This project implements Logistic Regression from the scikit-learn library to classify categorical data. The pipeline includes data preprocessing, model training, hyperparameter tuning using GridSearchCV, and performance evaluation on unseen test data.
Dataset Overview
The dataset consists of multiple numerical features and one target variable with categorical classes. Exploratory Data Analysis (EDA) was conducted using Seaborn’s pairplot to visually inspect patterns and class separability among features such as sepal length, petal length, etc.
Preprocessing
Imported and loaded the dataset using pandas.
Checked for missing values, feature distribution, and data types.
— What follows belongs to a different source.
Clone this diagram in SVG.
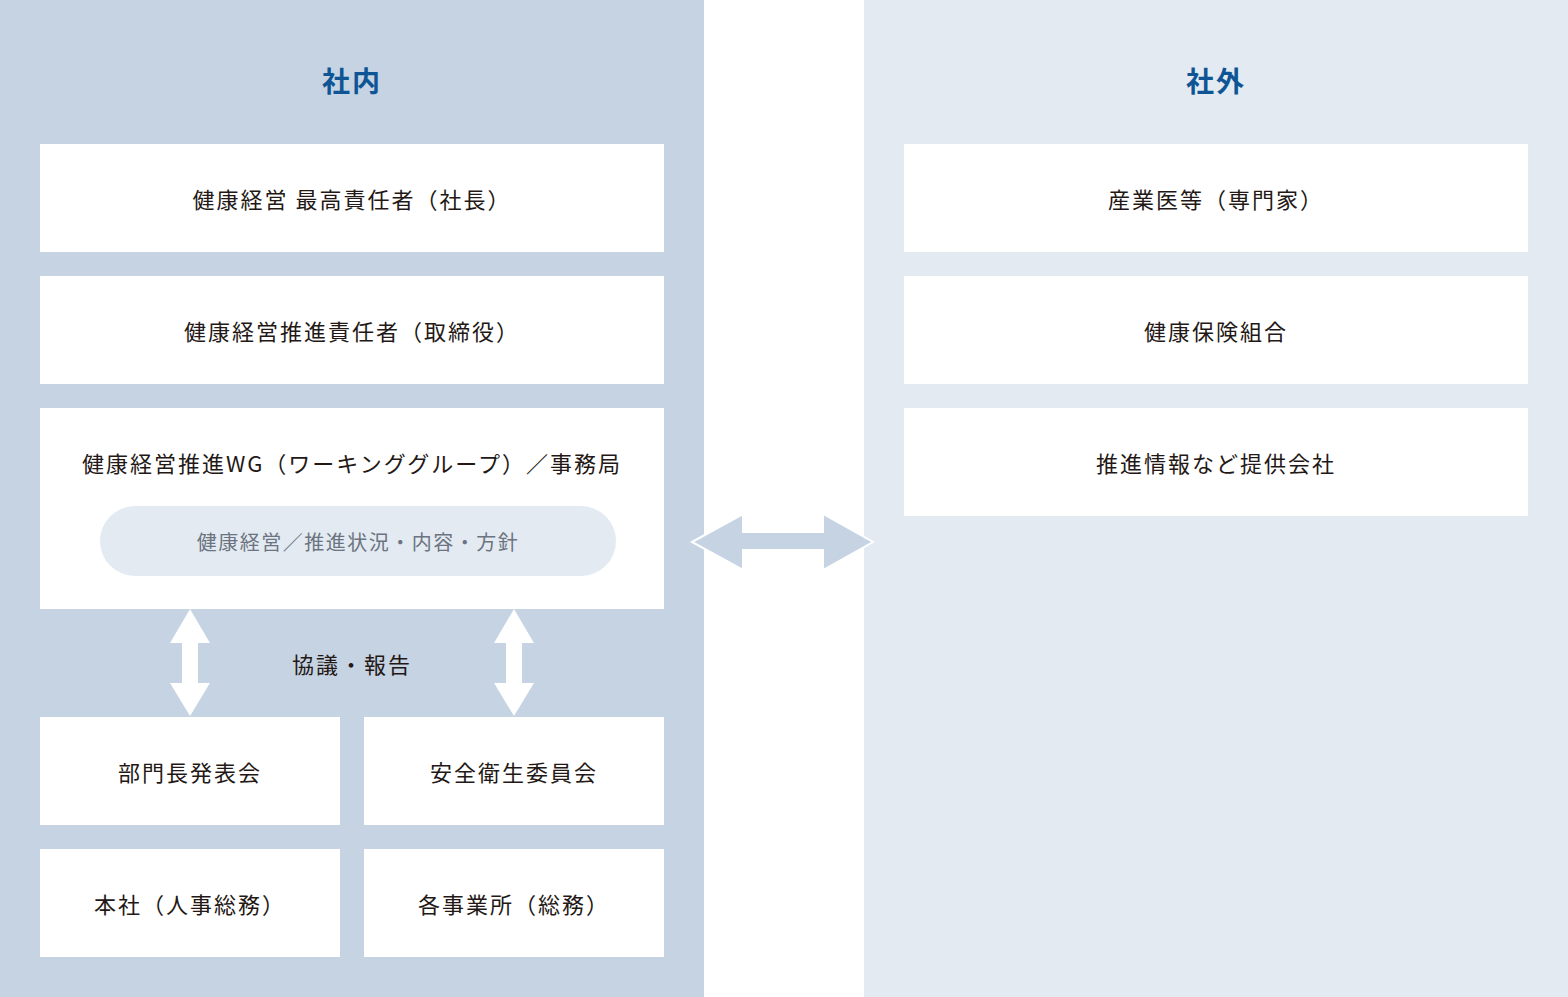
<svg xmlns="http://www.w3.org/2000/svg" width="1568" height="997" viewBox="0 0 1568 997">
<style>
text{font-family:"Noto Sans CJK JP","Noto Sans",sans-serif;text-anchor:middle;dominant-baseline:central}
.t{font-size:22px;fill:#231815;letter-spacing:2px}
.h{font-size:28px;fill:#0f5596;font-weight:bold;letter-spacing:2px}
.s{font-size:20px;fill:#6b7480;letter-spacing:1.5px}
.b{fill:#fff}
</style>
<rect width="1568" height="997" fill="#fff"/>
<rect x="0" y="0" width="704" height="997" fill="#c5d3e2"/>
<rect x="864" y="0" width="704" height="997" fill="#e3eaf2"/>
<text class="h" x="352" y="80">社内</text>
<text class="h" x="1216" y="80">社外</text>
<g id="n1"><rect class="b" x="40" y="144" width="624" height="108"/><text class="t" x="352" y="198">健康経営 最高責任者（社長）</text></g>
<g id="n2"><rect class="b" x="40" y="276" width="624" height="108"/><text class="t" x="352" y="330">健康経営推進責任者（取締役）</text></g>
<g id="n3"><rect class="b" x="40" y="408" width="624" height="201"/><text class="t" x="352" y="462">健康経営推進WG（ワーキンググループ）／事務局</text>
<rect x="100" y="506" width="516" height="70" rx="35" fill="#e3eaf2"/><text class="s" x="358" y="541">健康経営／推進状況・内容・方針</text></g>
<text class="t" x="352" y="663">協議・報告</text>
<g id="n4"><rect class="b" x="40" y="717" width="300" height="108"/><text class="t" x="190" y="771">部門長発表会</text></g>
<g id="n5"><rect class="b" x="364" y="717" width="300" height="108"/><text class="t" x="514" y="771">安全衛生委員会</text></g>
<g id="n6"><rect class="b" x="40" y="849" width="300" height="108"/><text class="t" x="190" y="903">本社（人事総務）</text></g>
<g id="n7"><rect class="b" x="364" y="849" width="300" height="108"/><text class="t" x="514" y="903">各事業所（総務）</text></g>
<g id="n8"><rect class="b" x="904" y="144" width="624" height="108"/><text class="t" x="1216" y="198">産業医等（専門家）</text></g>
<g id="n9"><rect class="b" x="904" y="276" width="624" height="108"/><text class="t" x="1216" y="330">健康保険組合</text></g>
<g id="n10"><rect class="b" x="904" y="408" width="624" height="108"/><text class="t" x="1216" y="462">推進情報など提供会社</text></g>
<g id="connectors">
<polygon points="190,609 210,643 198,643 198,683 210,683 190,716 170,683 182,683 182,643 170,643" fill="#fff"/>
<polygon points="514,609 534,643 522,643 522,683 534,683 514,716 494,683 506,683 506,643 494,643" fill="#fff"/>
<polygon points="692,542 743,514 743,532 823,532 823,514 873,542 823,570 823,550 743,550 743,570" fill="#c5d3e2" stroke="#fff" stroke-width="2"/>
</g>
</svg>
Split the dataset into training and testing sets to evaluate generalization.
No scaling or encoding was necessary due to the already clean and structured nature of the dataset.
Model: Logistic Regression
Logistic Regression was selected for its efficiency in binary and multiclass classification problems.
Model was initialized using LogisticRegression() from sklearn.linear_model.
Hyperparameters tuned using GridSearchCV:
penalty: ['l1', 'l2', 'elasticnet']
C: [1, 2, 3, 4, 5, 6, 10, 20, 30, 40, 50]
max_iter: [100, 200, 300]
cv=5 was used for cross-validation to ensure robust performance estimation.
Scoring metric: accuracy.
Training
The model was trained using the .fit(x_train, y_train) method.
GridSearchCV selected the optimal set of hyperparameters based on accuracy across cross-validation folds.
Evaluation
Predictions on the test set were made using .predict(x_test).
Accuracy was computed via accuracy_score(y_test, y_pred) to assess real-world performance.
A classification_report was generated to view precision, recall, and F1-score for each class.
Visualization
Used seaborn.pairplot(df, hue="species") to visualize how features distribute across different classes.
This helped in confirming the dataset’s suitability for logistic regression by observing linear separability.
Key Takeaways
Logistic Regression is highly interpretable and effective when the features are linearly separable.
GridSearchCV played a critical role in selecting the best hyperparameters, leading to improved accuracy.
The final model demonstrated strong performance on test data, confirming its ability to generalize.
Tech Stack
Python 3.x
pandas
seaborn
scikit-learn
pandas
License and Citation
This project is intended for educational and research purposes. Attribution is appreciated. You may cite this work or adapt its structure for academic or commercial ML applications.